One man was killed in the explosion at the box company, and two others were struck and killed by the boiler when it crashed into Faultless Healthcare Linen. A fourth person was trapped under the boiler and later died as a result of his injuries, according to a KMOV News story.
A “prolonged series of errors” made by Loy-Lange, the boiler’s manufacturer and several other companies involved in maintaining the boiler, caused the explosion, according to a news release from Simon Law Firm, which represented one wrongful death case and one injury case resulting from the incident.
Those errors include:
- failure by the designer and manufacturer to include a corrosion allowance on the pressure vessel
- inadequate water chemistry treatment
- inspections by the owner and outside consultants during the life of the vessel that led to excessive corrosion
- inadequate blowdowns to remove sediment, and
- a deficient repair four years earlier by an outside company which left defective, corroded material in place.

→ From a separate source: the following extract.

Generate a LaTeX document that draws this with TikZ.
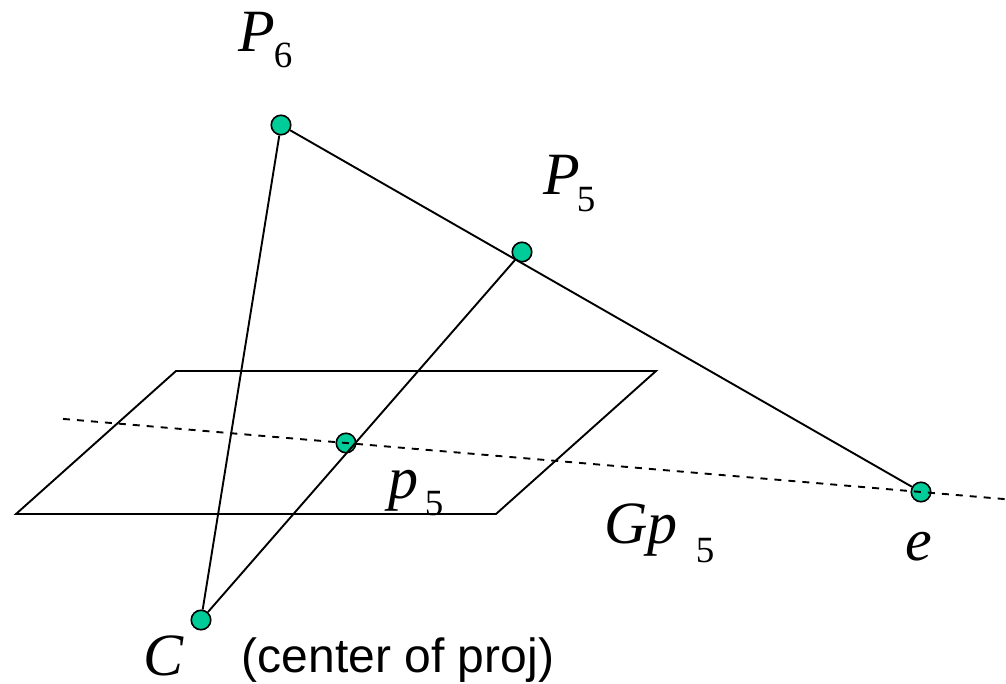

Each of the companies involved paid the following amounts in the settlement:
- Clayton Industries – $21 million
- Arise Inc. – $17.5 million
- Loy-Lange – $4 million
- Aquacomp Water Treatment Services – $2 million
- Chicago Boiler Company – $2 million
- Kickham Boiler and Engineering – $728,000
The settlement “provides significant compensation to plaintiffs and hopefully moves the healing process forward for everyone,” Loy-Lange Box Company Vice President Rod Powers told KMOV News.
An investigation into the incident revealed that nothing about the installation of the boiler contributed to the cause of the explosion, according to Powers.